* **Your task**:
All lines below must be repeated exactly, with the pictures omitted.

* **Data extract**:

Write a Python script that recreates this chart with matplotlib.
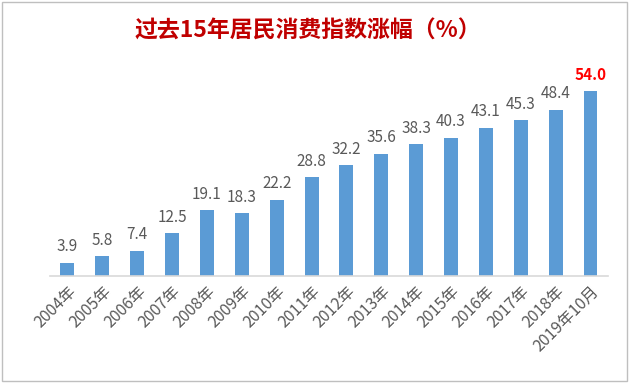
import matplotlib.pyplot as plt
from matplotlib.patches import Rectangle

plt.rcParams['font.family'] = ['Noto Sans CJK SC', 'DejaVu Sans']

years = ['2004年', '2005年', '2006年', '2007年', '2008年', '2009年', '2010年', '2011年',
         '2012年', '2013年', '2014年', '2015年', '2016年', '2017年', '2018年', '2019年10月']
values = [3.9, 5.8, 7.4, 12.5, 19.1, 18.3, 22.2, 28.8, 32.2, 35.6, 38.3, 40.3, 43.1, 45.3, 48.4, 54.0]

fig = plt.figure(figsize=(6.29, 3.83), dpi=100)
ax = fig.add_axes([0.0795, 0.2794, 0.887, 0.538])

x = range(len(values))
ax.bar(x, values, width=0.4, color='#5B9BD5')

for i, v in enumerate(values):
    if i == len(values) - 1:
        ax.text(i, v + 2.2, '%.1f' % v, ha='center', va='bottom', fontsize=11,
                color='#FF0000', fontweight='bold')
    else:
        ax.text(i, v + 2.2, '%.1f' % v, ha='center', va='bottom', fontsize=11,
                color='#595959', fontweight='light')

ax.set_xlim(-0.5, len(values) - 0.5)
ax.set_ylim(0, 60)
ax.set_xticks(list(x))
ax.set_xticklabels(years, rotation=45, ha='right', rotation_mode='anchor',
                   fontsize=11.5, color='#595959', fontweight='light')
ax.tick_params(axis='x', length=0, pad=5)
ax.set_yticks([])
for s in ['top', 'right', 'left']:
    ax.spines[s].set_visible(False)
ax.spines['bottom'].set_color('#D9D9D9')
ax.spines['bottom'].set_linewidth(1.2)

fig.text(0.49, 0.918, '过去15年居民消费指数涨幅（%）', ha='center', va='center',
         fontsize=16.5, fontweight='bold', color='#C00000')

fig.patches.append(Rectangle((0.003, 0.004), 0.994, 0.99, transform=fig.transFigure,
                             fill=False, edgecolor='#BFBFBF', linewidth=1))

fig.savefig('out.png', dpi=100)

* **Solution for this exercise**:
Write a Python script that recreates this chart with matplotlib.
import matplotlib.pyplot as plt
from matplotlib.patches import Rectangle

plt.rcParams['font.family'] = ['Noto Sans CJK SC', 'DejaVu Sans']

years = ['2004年', '2005年', '2006年', '2007年', '2008年', '2009年', '2010年', '2011年',
         '2012年', '2013年', '2014年', '2015年', '2016年', '2017年', '2018年', '2019年10月']
values = [3.9, 5.8, 7.4, 12.5, 19.1, 18.3, 22.2, 28.8, 32.2, 35.6, 38.3, 40.3, 43.1, 45.3, 48.4, 54.0]

fig = plt.figure(figsize=(6.29, 3.83), dpi=100)
ax = fig.add_axes([0.0795, 0.2794, 0.887, 0.538])

x = range(len(values))
ax.bar(x, values, width=0.4, color='#5B9BD5')

for i, v in enumerate(values):
    if i == len(values) - 1:
        ax.text(i, v + 2.2, '%.1f' % v, ha='center', va='bottom', fontsize=11,
                color='#FF0000', fontweight='bold')
    else:
        ax.text(i, v + 2.2, '%.1f' % v, ha='center', va='bottom', fontsize=11,
                color='#595959', fontweight='light')

ax.set_xlim(-0.5, len(values) - 0.5)
ax.set_ylim(0, 60)
ax.set_xticks(list(x))
ax.set_xticklabels(years, rotation=45, ha='right', rotation_mode='anchor',
                   fontsize=11.5, color='#595959', fontweight='light')
ax.tick_params(axis='x', length=0, pad=5)
ax.set_yticks([])
for s in ['top', 'right', 'left']:
    ax.spines[s].set_visible(False)
ax.spines['bottom'].set_color('#D9D9D9')
ax.spines['bottom'].set_linewidth(1.2)

fig.text(0.49, 0.918, '过去15年居民消费指数涨幅（%）', ha='center', va='center',
         fontsize=16.5, fontweight='bold', color='#C00000')

fig.patches.append(Rectangle((0.003, 0.004), 0.994, 0.99, transform=fig.transFigure,
                             fill=False, edgecolor='#BFBFBF', linewidth=1))

fig.savefig('out.png', dpi=100)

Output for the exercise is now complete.